Just few days ago I met with a professor in Milan who told me about his work on creating a language to access genomes to study, through data mining, their meaning. This is becoming possibile because more and more genomes are being sequentialised (the Broad Institute in Cambridge, Massachusetts, has stated that in October 2014 they have sequenced the equivalent of one genome every 32 minutes which translated into 200 TB of data).
A single genome does not require that much storage space, about 1 GB by compressing the information. It is only when you need to study it that it grows in size reaching 100GB. Of course when you are interested in finding differences and similarities to extract meaning you are talking about millions of genome and then the storage size (as well as the processing capacity) skyrockets.

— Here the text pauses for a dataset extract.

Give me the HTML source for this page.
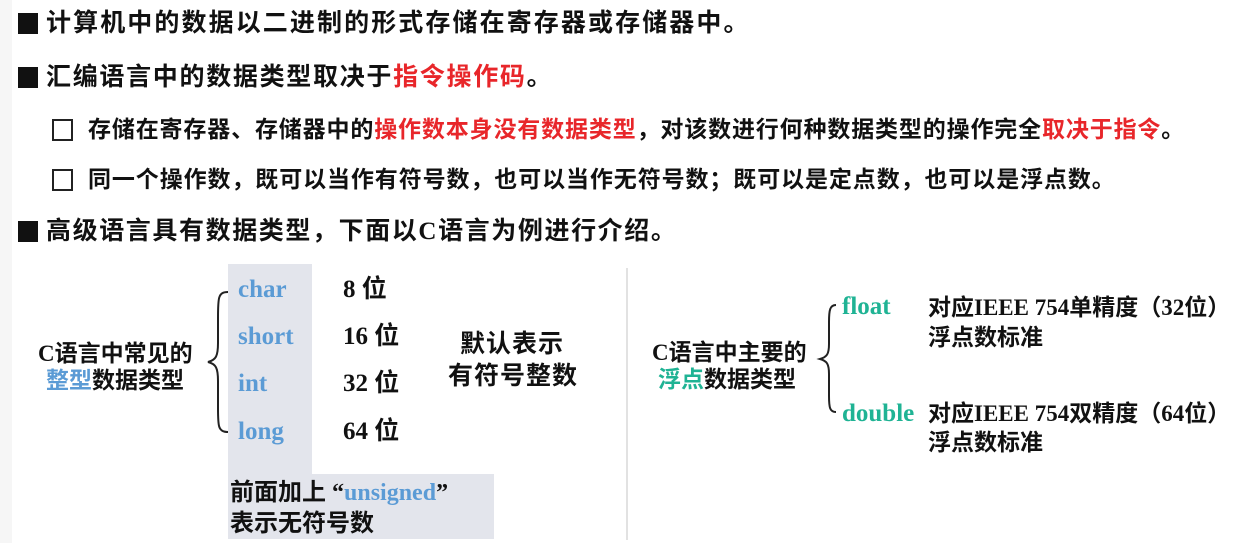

Here comes Google Genomics, a cloud service that for as little as 25$ a year would let me store my genome (unfortunately I do not have my genome sequenced yet, but in a few years why not?) forever (that is as long as I pay the yearly fee but I guess this fee may come down and eventually might be 0).
Google provides researchers with an immense storage and processing capacity. Finding a connection among genomes is a processing intensive task that would require a very good computer about ten minutes. By having the processing done by Google engines you have 10,000 cores doing the search in parallel so that a new connection is found in about two seconds (look at the video).

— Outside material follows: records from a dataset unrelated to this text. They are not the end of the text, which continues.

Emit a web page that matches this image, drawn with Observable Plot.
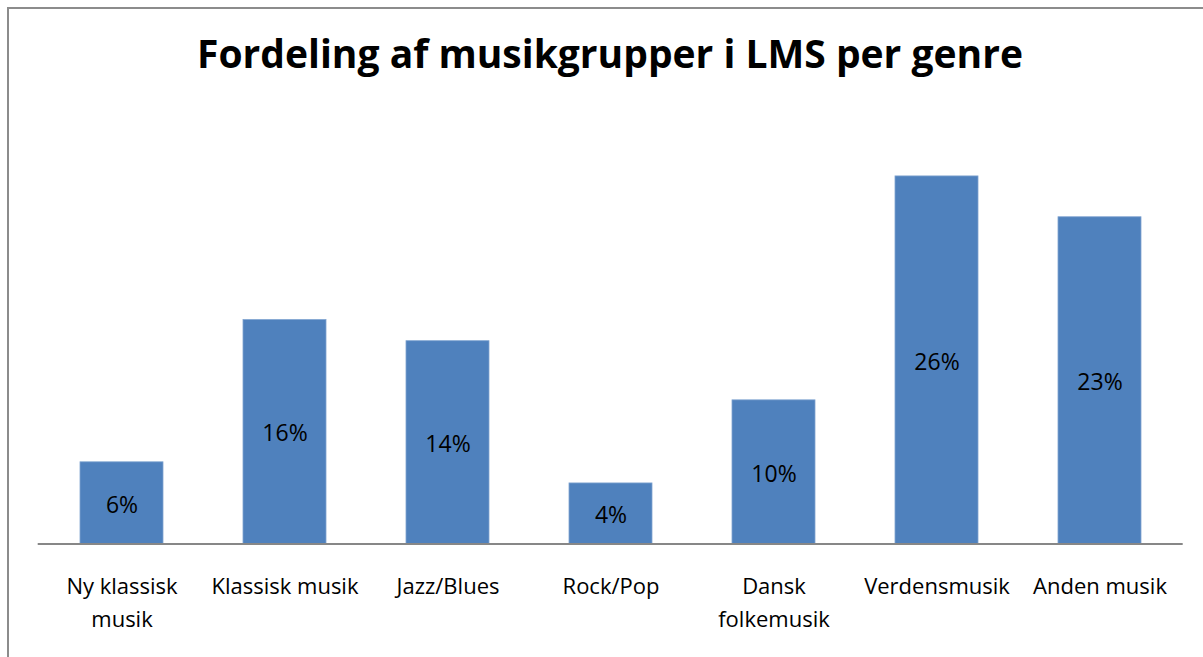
<!DOCTYPE html>
<html>
<head>
<meta charset="utf-8">
<script src="https://cdn.jsdelivr.net/npm/d3@7"></script>
<script src="https://cdn.jsdelivr.net/npm/@observablehq/plot@0.6"></script>
<style>
  html, body { margin: 0; padding: 0; background: #fff; }
  body { width: 1203px; height: 657px; overflow: hidden; position: relative; font-family: "Open Sans", sans-serif; }
  #frame { position: absolute; left: 7px; top: 7px; width: 1300px; height: 760px; border: 2px solid #8c8c8c; box-sizing: border-box; }
  #title { position: relative; height: 100px; width: 1220px; text-align: center; }
  #title span { position: absolute; left: 0; right: 0; top: 33px; font-size: 39px; line-height: 1; font-weight: 700; color: #000; }
  #chart { position: relative; }
</style>
</head>
<body>
<div id="frame"></div>
<div id="title"><span>Fordeling af musikgrupper i LMS per genre</span></div>
<div id="chart"></div>
<script>
const categories = ["Ny klassisk musik", "Klassisk musik", "Jazz/Blues", "Rock/Pop", "Dansk folkemusik", "Verdensmusik", "Anden musik"];
const tickLabels = ["Ny klassisk\nmusik", "Klassisk musik", "Jazz/Blues", "Rock/Pop", "Dansk\nfolkemusik", "Verdensmusik", "Anden musik"];
const shares = [5.8, 15.9, 14.4, 4.3, 10.2, 26.1, 23.2];

const data = categories.map((c, i) => ({genre: c, value: shares[i]}));

const chart = Plot.plot({
  width: 1203,
  height: 557,
  marginLeft: 37.7,
  marginRight: 20.3,
  marginTop: 21,
  marginBottom: 113.5,
  style: {fontFamily: "Open Sans, sans-serif", fontSize: "22px", color: "#000", background: "transparent"},
  x: {domain: categories, paddingInner: 0.49, paddingOuter: 0.245, label: null},
  y: {domain: [0, 30], axis: null},
  marks: [
    Plot.barY(data, {x: "genre", y: "value", fill: "#4F81BD", stroke: "#7FA3D0", strokeWidth: 0.8}),
    Plot.ruleY([0], {stroke: "#878787", strokeWidth: 2}),
    Plot.text(data, {x: "genre", y: d => d.value / 2, text: d => Math.round(d.value) + "%", fill: "#000", fontSize: 23, dy: 2}),
    Plot.axisX({tickSize: 0, tickPadding: 27, fontSize: 22, lineHeight: 1.5, fill: "#000",
      tickFormat: d => tickLabels[categories.indexOf(d)], label: null})
  ]
});
document.getElementById("chart").appendChild(chart);
</script>
</body>
</html>
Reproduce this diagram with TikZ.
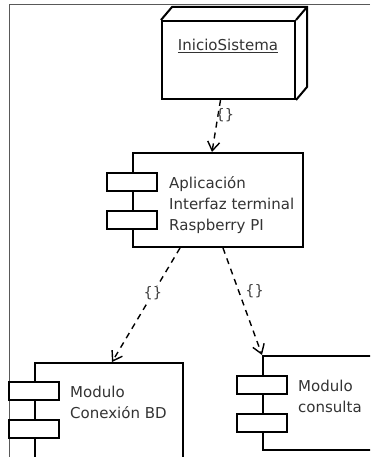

Google Genomics started just 18 months ago, in 2013, and provides researchers with API to access data and perform searches as Google searches the web every day.
The US National Cancer Institute is planning to move its 2.6 PB of data containing the genomes of thousands of cancer patients into the cloud, using the ones of Google and Amazon at a cost of about 19M$.
Moving the genomes into the Cloud provides opportunities to start ups to create special browsers that help researchers to search and analyse genomes. Companies like Tute Genomics, Seven Bridges and NextCode Health are taking for good the message of Google: you can build your company in our Cloud!
Now, I really think this is amazing: information begets information, and a lot of information creates business opportunities.
Everything is fine then. Well, here I start to have some concerns... It will become so easy to access the code of "lives" (yes, in the plural) and so easy to manipulate it that as we are today confronted with million of apps tomorrow, may be in two decades, we might find ourselves confronted with a variety of life forms that will be artificially created (not taking into account someone cloning a person that has already gone in terms of atoms). The code of life is, in a way, like a programming code, but differently from a programming code, just by looking at it you cannot really foresee what is going to happen once it starts processing, what its phenotype will look like.
And this might lead to problems we have never seen (nor imagined) before.